Of course, the reverse is also true: women sharing characteristics of Christ. The phenomenon of the stigmata -- the wounds of Christ -- was first identified with St. Francis of Assisi, but over the ensuing centuries it has been women primarily who have claimed these special signs of union with Jesus's crucified body. One can certainly identify resistance to patriarchy in the dynamics of this spirituality, but it is also clear that within Catholicism as it is lived, notions of gender can be fluid as often as they are restrictive.

But FEMEN's "sextremism" is primarily directed against what its activists might call Vatican "sextremism" when it comes to birth control and abortion. In explaining the necessity of radical forms of protest, FEMEN charts out a trajectory in which the original autonomy of the female body became more and more circumscribed by the permutations of patriarchy. In this view, constraints on women's reproductive freedom give strength to other more overt kinds of control over women's bodies, such as the sex trade.

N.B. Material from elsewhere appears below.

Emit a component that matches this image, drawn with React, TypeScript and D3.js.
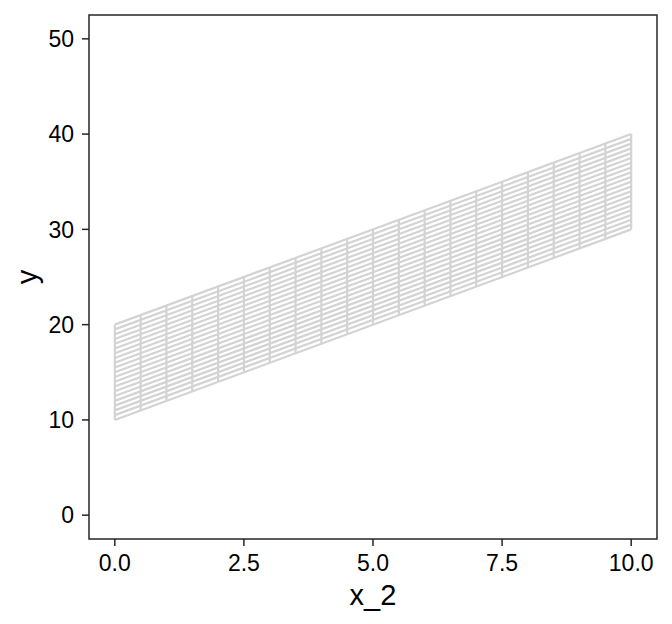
import React from "react";
import * as d3 from "d3";

// x_2 positions of the vertical grid segments
const x2Values = [0, 0.5, 1, 1.5, 2, 2.5, 3, 3.5, 4, 4.5, 5, 5.5, 6, 6.5, 7, 7.5, 8, 8.5, 9, 9.5, 10];
// lower / upper y of each vertical segment
const segLow = [10, 11, 12, 13, 14, 15, 16, 17, 18, 19, 20, 21, 22, 23, 24, 25, 26, 27, 28, 29, 30];
const segHigh = [20, 21, 22, 23, 24, 25, 26, 27, 28, 29, 30, 31, 32, 33, 34, 35, 36, 37, 38, 39, 40];
// start (x_2 = 0) and end (x_2 = 10) y of each sloped line
const lineStart = [10, 10.5, 11, 11.5, 12, 12.5, 13, 13.5, 14, 14.5, 15, 15.5, 16, 16.5, 17, 17.5, 18, 18.5, 19, 19.5, 20];
const lineEnd = [30, 30.5, 31, 31.5, 32, 32.5, 33, 33.5, 34, 34.5, 35, 35.5, 36, 36.5, 37, 37.5, 38, 38.5, 39, 39.5, 40];

const xTicks = [0, 2.5, 5, 7.5, 10];
const xTickLabels = ["0.0", "2.5", "5.0", "7.5", "10.0"];
const yTicks = [0, 10, 20, 30, 40, 50];
const yTickLabels = ["0", "10", "20", "30", "40", "50"];

export default function App() {
  const W = 672, H = 624;
  const L = 89, R = 657, T = 15, B = 539;
  const x = d3.scaleLinear().domain([-0.5, 10.5]).range([L, R]);
  const y = d3.scaleLinear().domain([-2.5, 52.5]).range([B, T]);
  const line = d3.line<[number, number]>().x(d => x(d[0])).y(d => y(d[1]));
  const font = "Liberation Sans, Arial, Helvetica, sans-serif";
  const grey = "#d3d3d3";
  const axis = "#262626";

  return (
    <svg width={W} height={H} style={{ position: "absolute", left: 0, top: 0, background: "#fff" }}>
      <rect x={0} y={0} width={W} height={H} fill="#fff" />
      <g>
        {lineStart.map((s, i) => (
          <path key={"h" + i}
            d={line([[x2Values[0], s], [x2Values[x2Values.length - 1], lineEnd[i]]]) || ""}
            stroke={grey} strokeWidth={2.2} fill="none" />
        ))}
        {x2Values.map((v, i) => (
          <path key={"v" + i}
            d={line([[v, segLow[i]], [v, segHigh[i]]]) || ""}
            stroke={grey} strokeWidth={2.2} fill="none" />
        ))}
      </g>
      <rect x={L} y={T} width={R - L} height={B - T} fill="none" stroke={axis} strokeWidth={1.5} />
      {xTicks.map((t, i) => (
        <g key={"xt" + i}>
          <line x1={x(t)} x2={x(t)} y1={B} y2={B + 7} stroke={axis} strokeWidth={1.5} />
          <text x={x(t)} y={571} textAnchor="middle" fontFamily={font} fontSize={23} fill="#000">
            {xTickLabels[i]}
          </text>
        </g>
      ))}
      {yTicks.map((t, i) => (
        <g key={"yt" + i}>
          <line x1={L - 7} x2={L} y1={y(t)} y2={y(t)} stroke={axis} strokeWidth={1.5} />
          <text x={74} y={y(t) + 8.2} textAnchor="end" fontFamily={font} fontSize={23} fill="#000">
            {yTickLabels[i]}
          </text>
        </g>
      ))}
      <text x={(L + R) / 2} y={605} textAnchor="middle" fontFamily={font} fontSize={29} fill="#000">x_2</text>
      <text transform={`translate(37,${(T + B) / 2}) rotate(-90)`} textAnchor="middle" fontFamily={font} fontSize={29} fill="#000">y</text>
    </svg>
  );
}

What's interesting is that some would defend traditional Catholic understandings of sexuality and reproduction precisely because they take such a strong stand against the exploitation of the body. This stand against exploitation informs not just Catholic opposition to sex trafficking-or torture-but also the Church's position against certain reproductive technologies. Indeed, an argument can be made that some Western technologies of the body actually commodify human life as much as they seek to liberate it. In making such arguments, the Catholic church -- like FEMEN -- draws upon particular understandings of "nature" and "naturalness."

To most observers, the real issue FEMEN protests raise is about how political expression relates to religious expression. Is it ethical to violate what others find sacred? Given its widely publicized "Topless Jihad," FEMEN is at least consistently offensive across the religious spectrum.

But perhaps the more interesting question is how profound political and ethical differences find expression in and through a debate over the human body. If Catholic bishops and FEMEN activists were ever to have a sit down -- at a neutral location with clear ground rules -- they might find they have a lot to talk about if they could ever get beyond how much they mutually offend each other.